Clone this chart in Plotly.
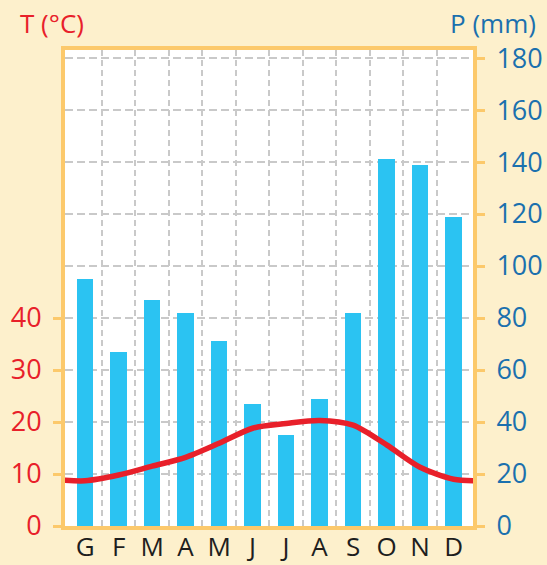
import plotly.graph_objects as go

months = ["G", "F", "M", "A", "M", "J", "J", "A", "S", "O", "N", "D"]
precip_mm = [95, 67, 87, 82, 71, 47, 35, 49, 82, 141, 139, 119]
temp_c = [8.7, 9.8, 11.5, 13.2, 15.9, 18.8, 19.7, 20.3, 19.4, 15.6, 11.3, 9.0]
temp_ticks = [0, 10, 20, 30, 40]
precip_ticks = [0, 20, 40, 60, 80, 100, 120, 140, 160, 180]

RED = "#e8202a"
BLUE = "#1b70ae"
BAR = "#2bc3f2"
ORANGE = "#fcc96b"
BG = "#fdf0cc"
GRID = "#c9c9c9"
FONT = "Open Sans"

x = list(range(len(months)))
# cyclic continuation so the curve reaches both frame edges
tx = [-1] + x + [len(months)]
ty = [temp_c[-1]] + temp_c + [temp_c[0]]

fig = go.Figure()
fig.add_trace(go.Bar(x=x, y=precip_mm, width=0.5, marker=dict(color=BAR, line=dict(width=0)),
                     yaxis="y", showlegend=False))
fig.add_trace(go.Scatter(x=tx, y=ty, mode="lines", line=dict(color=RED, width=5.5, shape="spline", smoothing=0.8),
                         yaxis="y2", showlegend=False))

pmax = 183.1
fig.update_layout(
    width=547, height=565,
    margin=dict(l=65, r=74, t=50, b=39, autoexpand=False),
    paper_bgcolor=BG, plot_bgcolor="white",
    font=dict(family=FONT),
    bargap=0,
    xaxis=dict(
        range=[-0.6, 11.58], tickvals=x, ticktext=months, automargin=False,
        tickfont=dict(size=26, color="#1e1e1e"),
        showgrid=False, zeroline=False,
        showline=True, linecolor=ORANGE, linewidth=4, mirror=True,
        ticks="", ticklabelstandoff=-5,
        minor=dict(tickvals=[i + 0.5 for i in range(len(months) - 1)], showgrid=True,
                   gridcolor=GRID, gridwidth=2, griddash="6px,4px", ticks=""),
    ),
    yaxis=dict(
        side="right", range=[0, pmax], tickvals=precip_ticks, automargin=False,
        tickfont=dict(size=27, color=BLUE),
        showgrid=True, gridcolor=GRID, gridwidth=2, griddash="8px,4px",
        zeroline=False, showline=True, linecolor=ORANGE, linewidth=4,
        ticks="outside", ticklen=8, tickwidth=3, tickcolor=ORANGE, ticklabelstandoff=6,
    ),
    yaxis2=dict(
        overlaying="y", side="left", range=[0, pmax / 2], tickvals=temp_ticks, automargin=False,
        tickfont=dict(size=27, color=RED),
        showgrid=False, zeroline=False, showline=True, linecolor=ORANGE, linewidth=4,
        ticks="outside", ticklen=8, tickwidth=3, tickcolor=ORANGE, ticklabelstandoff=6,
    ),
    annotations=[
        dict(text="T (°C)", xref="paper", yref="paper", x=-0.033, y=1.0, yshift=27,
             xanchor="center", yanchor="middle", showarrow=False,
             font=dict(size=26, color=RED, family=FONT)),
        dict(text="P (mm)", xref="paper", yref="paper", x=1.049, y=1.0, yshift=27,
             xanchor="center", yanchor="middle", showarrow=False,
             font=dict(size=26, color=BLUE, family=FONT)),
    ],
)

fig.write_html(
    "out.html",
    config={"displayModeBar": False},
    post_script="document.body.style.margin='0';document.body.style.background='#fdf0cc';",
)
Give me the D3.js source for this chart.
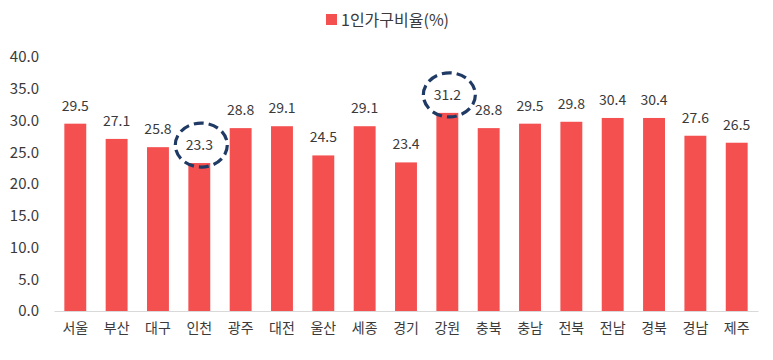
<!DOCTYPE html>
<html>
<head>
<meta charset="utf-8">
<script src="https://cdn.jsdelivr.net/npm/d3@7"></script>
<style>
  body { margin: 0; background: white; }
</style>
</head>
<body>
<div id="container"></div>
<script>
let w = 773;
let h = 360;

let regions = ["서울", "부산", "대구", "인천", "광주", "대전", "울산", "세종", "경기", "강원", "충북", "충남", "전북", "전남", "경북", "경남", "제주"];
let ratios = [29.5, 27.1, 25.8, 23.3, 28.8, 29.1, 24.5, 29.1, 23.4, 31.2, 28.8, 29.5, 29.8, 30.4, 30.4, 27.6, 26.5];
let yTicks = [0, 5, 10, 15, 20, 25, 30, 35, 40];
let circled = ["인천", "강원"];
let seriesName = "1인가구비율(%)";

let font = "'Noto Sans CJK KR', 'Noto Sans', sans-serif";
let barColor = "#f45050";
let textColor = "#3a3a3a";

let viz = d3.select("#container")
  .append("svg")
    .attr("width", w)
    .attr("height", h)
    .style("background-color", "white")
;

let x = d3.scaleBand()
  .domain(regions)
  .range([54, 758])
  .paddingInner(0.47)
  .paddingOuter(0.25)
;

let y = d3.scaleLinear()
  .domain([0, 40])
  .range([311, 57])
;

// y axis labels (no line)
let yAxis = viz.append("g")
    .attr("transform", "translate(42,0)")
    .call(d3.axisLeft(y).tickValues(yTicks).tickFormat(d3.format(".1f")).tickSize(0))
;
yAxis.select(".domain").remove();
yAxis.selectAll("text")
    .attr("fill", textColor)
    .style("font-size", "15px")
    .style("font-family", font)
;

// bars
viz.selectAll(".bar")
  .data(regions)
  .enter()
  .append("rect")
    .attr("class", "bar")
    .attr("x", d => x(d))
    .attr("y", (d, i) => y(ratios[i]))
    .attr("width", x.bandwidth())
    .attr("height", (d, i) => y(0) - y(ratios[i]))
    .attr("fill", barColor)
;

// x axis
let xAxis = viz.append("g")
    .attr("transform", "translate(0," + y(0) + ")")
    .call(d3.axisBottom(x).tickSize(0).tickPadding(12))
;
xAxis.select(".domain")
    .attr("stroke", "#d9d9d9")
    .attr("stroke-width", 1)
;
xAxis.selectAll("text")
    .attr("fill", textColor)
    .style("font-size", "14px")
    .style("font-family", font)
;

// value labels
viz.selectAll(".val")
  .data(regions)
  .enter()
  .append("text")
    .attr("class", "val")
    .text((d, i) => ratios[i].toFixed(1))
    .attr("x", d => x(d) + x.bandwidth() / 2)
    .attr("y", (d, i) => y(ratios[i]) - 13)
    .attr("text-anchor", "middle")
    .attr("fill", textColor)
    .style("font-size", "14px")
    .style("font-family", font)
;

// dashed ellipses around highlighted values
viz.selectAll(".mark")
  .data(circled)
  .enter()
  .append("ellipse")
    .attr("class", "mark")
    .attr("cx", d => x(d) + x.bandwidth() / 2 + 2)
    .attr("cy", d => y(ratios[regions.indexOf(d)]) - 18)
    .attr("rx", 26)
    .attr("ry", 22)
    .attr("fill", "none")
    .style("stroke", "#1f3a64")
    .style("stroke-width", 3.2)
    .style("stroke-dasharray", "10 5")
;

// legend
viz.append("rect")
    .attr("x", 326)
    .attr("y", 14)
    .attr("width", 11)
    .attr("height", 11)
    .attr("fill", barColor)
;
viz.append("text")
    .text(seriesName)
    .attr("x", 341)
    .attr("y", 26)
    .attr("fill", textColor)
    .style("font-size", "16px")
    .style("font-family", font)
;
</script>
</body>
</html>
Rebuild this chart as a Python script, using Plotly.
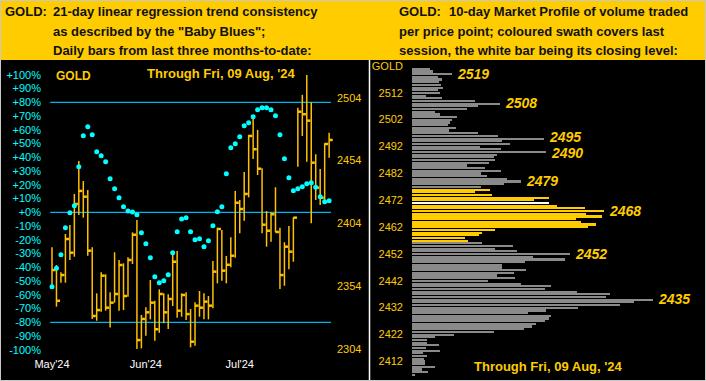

> **Set exercise**:
Give every record back exactly as it reads, with no images.

> **Task output**:
Clone this chart in Plotly.
import plotly.graph_objects as go

months = ["G", "F", "M", "A", "M", "J", "J", "A", "S", "O", "N", "D"]
precip_mm = [95, 67, 87, 82, 71, 47, 35, 49, 82, 141, 139, 119]
temp_c = [8.7, 9.8, 11.5, 13.2, 15.9, 18.8, 19.7, 20.3, 19.4, 15.6, 11.3, 9.0]
temp_ticks = [0, 10, 20, 30, 40]
precip_ticks = [0, 20, 40, 60, 80, 100, 120, 140, 160, 180]

RED = "#e8202a"
BLUE = "#1b70ae"
BAR = "#2bc3f2"
ORANGE = "#fcc96b"
BG = "#fdf0cc"
GRID = "#c9c9c9"
FONT = "Open Sans"

x = list(range(len(months)))
# cyclic continuation so the curve reaches both frame edges
tx = [-1] + x + [len(months)]
ty = [temp_c[-1]] + temp_c + [temp_c[0]]

fig = go.Figure()
fig.add_trace(go.Bar(x=x, y=precip_mm, width=0.5, marker=dict(color=BAR, line=dict(width=0)),
                     yaxis="y", showlegend=False))
fig.add_trace(go.Scatter(x=tx, y=ty, mode="lines", line=dict(color=RED, width=5.5, shape="spline", smoothing=0.8),
                         yaxis="y2", showlegend=False))

pmax = 183.1
fig.update_layout(
    width=547, height=565,
    margin=dict(l=65, r=74, t=50, b=39, autoexpand=False),
    paper_bgcolor=BG, plot_bgcolor="white",
    font=dict(family=FONT),
    bargap=0,
    xaxis=dict(
        range=[-0.6, 11.58], tickvals=x, ticktext=months, automargin=False,
        tickfont=dict(size=26, color="#1e1e1e"),
        showgrid=False, zeroline=False,
        showline=True, linecolor=ORANGE, linewidth=4, mirror=True,
        ticks="", ticklabelstandoff=-5,
        minor=dict(tickvals=[i + 0.5 for i in range(len(months) - 1)], showgrid=True,
                   gridcolor=GRID, gridwidth=2, griddash="6px,4px", ticks=""),
    ),
    yaxis=dict(
        side="right", range=[0, pmax], tickvals=precip_ticks, automargin=False,
        tickfont=dict(size=27, color=BLUE),
        showgrid=True, gridcolor=GRID, gridwidth=2, griddash="8px,4px",
        zeroline=False, showline=True, linecolor=ORANGE, linewidth=4,
        ticks="outside", ticklen=8, tickwidth=3, tickcolor=ORANGE, ticklabelstandoff=6,
    ),
    yaxis2=dict(
        overlaying="y", side="left", range=[0, pmax / 2], tickvals=temp_ticks, automargin=False,
        tickfont=dict(size=27, color=RED),
        showgrid=False, zeroline=False, showline=True, linecolor=ORANGE, linewidth=4,
        ticks="outside", ticklen=8, tickwidth=3, tickcolor=ORANGE, ticklabelstandoff=6,
    ),
    annotations=[
        dict(text="T (°C)", xref="paper", yref="paper", x=-0.033, y=1.0, yshift=27,
             xanchor="center", yanchor="middle", showarrow=False,
             font=dict(size=26, color=RED, family=FONT)),
        dict(text="P (mm)", xref="paper", yref="paper", x=1.049, y=1.0, yshift=27,
             xanchor="center", yanchor="middle", showarrow=False,
             font=dict(size=26, color=BLUE, family=FONT)),
    ],
)

fig.write_html(
    "out.html",
    config={"displayModeBar": False},
    post_script="document.body.style.margin='0';document.body.style.background='#fdf0cc';",
)
Give me the D3.js source for this chart.
<!DOCTYPE html>
<html>
<head>
<meta charset="utf-8">
<script src="https://cdn.jsdelivr.net/npm/d3@7"></script>
<style>
  body { margin: 0; background: white; }
</style>
</head>
<body>
<div id="container"></div>
<script>
let w = 773;
let h = 360;

let regions = ["서울", "부산", "대구", "인천", "광주", "대전", "울산", "세종", "경기", "강원", "충북", "충남", "전북", "전남", "경북", "경남", "제주"];
let ratios = [29.5, 27.1, 25.8, 23.3, 28.8, 29.1, 24.5, 29.1, 23.4, 31.2, 28.8, 29.5, 29.8, 30.4, 30.4, 27.6, 26.5];
let yTicks = [0, 5, 10, 15, 20, 25, 30, 35, 40];
let circled = ["인천", "강원"];
let seriesName = "1인가구비율(%)";

let font = "'Noto Sans CJK KR', 'Noto Sans', sans-serif";
let barColor = "#f45050";
let textColor = "#3a3a3a";

let viz = d3.select("#container")
  .append("svg")
    .attr("width", w)
    .attr("height", h)
    .style("background-color", "white")
;

let x = d3.scaleBand()
  .domain(regions)
  .range([54, 758])
  .paddingInner(0.47)
  .paddingOuter(0.25)
;

let y = d3.scaleLinear()
  .domain([0, 40])
  .range([311, 57])
;

// y axis labels (no line)
let yAxis = viz.append("g")
    .attr("transform", "translate(42,0)")
    .call(d3.axisLeft(y).tickValues(yTicks).tickFormat(d3.format(".1f")).tickSize(0))
;
yAxis.select(".domain").remove();
yAxis.selectAll("text")
    .attr("fill", textColor)
    .style("font-size", "15px")
    .style("font-family", font)
;

// bars
viz.selectAll(".bar")
  .data(regions)
  .enter()
  .append("rect")
    .attr("class", "bar")
    .attr("x", d => x(d))
    .attr("y", (d, i) => y(ratios[i]))
    .attr("width", x.bandwidth())
    .attr("height", (d, i) => y(0) - y(ratios[i]))
    .attr("fill", barColor)
;

// x axis
let xAxis = viz.append("g")
    .attr("transform", "translate(0," + y(0) + ")")
    .call(d3.axisBottom(x).tickSize(0).tickPadding(12))
;
xAxis.select(".domain")
    .attr("stroke", "#d9d9d9")
    .attr("stroke-width", 1)
;
xAxis.selectAll("text")
    .attr("fill", textColor)
    .style("font-size", "14px")
    .style("font-family", font)
;

// value labels
viz.selectAll(".val")
  .data(regions)
  .enter()
  .append("text")
    .attr("class", "val")
    .text((d, i) => ratios[i].toFixed(1))
    .attr("x", d => x(d) + x.bandwidth() / 2)
    .attr("y", (d, i) => y(ratios[i]) - 13)
    .attr("text-anchor", "middle")
    .attr("fill", textColor)
    .style("font-size", "14px")
    .style("font-family", font)
;

// dashed ellipses around highlighted values
viz.selectAll(".mark")
  .data(circled)
  .enter()
  .append("ellipse")
    .attr("class", "mark")
    .attr("cx", d => x(d) + x.bandwidth() / 2 + 2)
    .attr("cy", d => y(ratios[regions.indexOf(d)]) - 18)
    .attr("rx", 26)
    .attr("ry", 22)
    .attr("fill", "none")
    .style("stroke", "#1f3a64")
    .style("stroke-width", 3.2)
    .style("stroke-dasharray", "10 5")
;

// legend
viz.append("rect")
    .attr("x", 326)
    .attr("y", 14)
    .attr("width", 11)
    .attr("height", 11)
    .attr("fill", barColor)
;
viz.append("text")
    .text(seriesName)
    .attr("x", 341)
    .attr("y", 26)
    .attr("fill", textColor)
    .style("font-size", "16px")
    .style("font-family", font)
;
</script>
</body>
</html>
Rebuild this chart as a Python script, using Plotly.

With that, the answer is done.